▶ **Your task**: Gather from the listing below each line that includes the word "this", and copy it.

═══ Given entries ═══

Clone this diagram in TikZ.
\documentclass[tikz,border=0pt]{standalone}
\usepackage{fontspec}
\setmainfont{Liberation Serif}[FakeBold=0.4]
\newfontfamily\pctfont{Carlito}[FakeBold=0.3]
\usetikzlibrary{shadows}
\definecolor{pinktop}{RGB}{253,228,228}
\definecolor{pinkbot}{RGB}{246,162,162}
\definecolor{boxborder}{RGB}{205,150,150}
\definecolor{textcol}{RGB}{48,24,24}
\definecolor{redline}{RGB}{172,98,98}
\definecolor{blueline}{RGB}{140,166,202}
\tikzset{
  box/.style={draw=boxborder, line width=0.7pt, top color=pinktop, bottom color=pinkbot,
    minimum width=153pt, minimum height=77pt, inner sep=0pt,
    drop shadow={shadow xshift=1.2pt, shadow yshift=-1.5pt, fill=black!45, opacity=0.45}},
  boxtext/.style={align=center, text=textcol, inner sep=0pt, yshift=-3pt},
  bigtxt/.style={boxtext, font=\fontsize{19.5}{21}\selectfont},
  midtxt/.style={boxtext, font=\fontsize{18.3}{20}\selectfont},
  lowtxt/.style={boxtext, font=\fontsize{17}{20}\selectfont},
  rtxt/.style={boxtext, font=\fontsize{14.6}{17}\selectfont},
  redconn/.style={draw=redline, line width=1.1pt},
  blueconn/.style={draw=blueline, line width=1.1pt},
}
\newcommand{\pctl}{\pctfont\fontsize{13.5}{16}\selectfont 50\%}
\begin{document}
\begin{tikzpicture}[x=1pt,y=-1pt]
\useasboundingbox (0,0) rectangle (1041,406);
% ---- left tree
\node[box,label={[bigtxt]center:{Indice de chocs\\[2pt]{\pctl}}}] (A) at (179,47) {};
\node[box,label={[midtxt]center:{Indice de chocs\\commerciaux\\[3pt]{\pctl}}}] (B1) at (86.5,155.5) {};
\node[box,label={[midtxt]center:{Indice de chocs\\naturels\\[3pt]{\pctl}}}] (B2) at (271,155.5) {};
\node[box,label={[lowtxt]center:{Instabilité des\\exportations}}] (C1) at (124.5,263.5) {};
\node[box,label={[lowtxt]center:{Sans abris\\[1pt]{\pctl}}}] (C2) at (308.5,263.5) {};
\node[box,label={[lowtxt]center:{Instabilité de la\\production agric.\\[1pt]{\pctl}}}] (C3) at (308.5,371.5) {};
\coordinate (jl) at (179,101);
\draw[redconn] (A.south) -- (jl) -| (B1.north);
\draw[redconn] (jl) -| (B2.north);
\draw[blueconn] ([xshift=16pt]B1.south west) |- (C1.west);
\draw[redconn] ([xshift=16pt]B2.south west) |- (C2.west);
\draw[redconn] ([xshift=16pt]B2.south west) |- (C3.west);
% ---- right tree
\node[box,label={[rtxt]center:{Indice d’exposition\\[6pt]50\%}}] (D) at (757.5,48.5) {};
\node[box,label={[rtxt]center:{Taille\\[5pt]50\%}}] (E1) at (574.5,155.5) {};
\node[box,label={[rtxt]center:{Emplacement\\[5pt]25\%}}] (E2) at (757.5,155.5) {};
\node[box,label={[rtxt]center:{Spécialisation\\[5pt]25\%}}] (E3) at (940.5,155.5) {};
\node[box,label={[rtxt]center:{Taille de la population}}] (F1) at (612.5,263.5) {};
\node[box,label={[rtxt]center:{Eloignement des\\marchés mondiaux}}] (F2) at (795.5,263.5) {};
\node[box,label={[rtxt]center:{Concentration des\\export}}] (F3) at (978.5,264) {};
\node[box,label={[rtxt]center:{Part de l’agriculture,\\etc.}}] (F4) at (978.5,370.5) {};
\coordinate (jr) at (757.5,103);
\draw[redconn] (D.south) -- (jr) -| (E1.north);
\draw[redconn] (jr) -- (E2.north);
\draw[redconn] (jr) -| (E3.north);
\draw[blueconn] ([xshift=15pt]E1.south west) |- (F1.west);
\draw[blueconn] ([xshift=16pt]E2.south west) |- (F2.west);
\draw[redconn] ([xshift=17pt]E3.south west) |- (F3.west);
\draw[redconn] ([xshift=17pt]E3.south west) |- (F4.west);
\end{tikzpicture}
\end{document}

═══
═══ Given entries ═══

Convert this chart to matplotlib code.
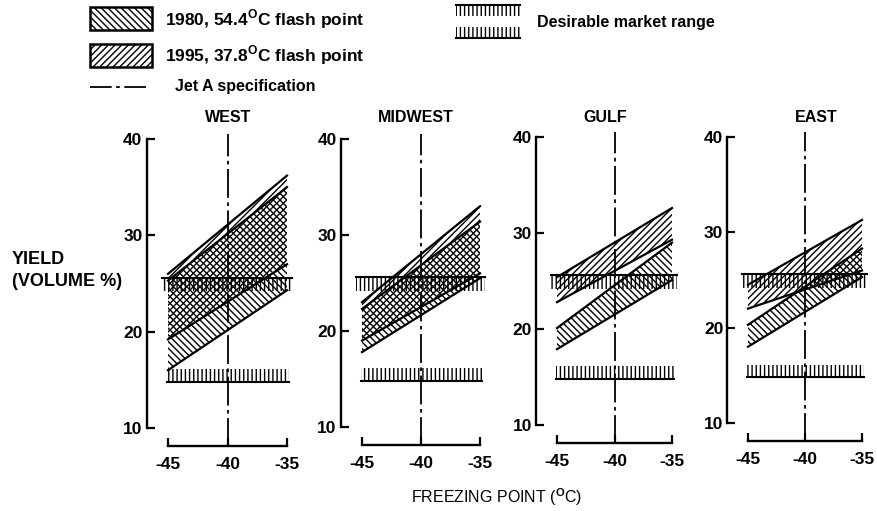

═══

▶ **Solution below**:
Clone this diagram in TikZ.
Convert this chart to matplotlib code.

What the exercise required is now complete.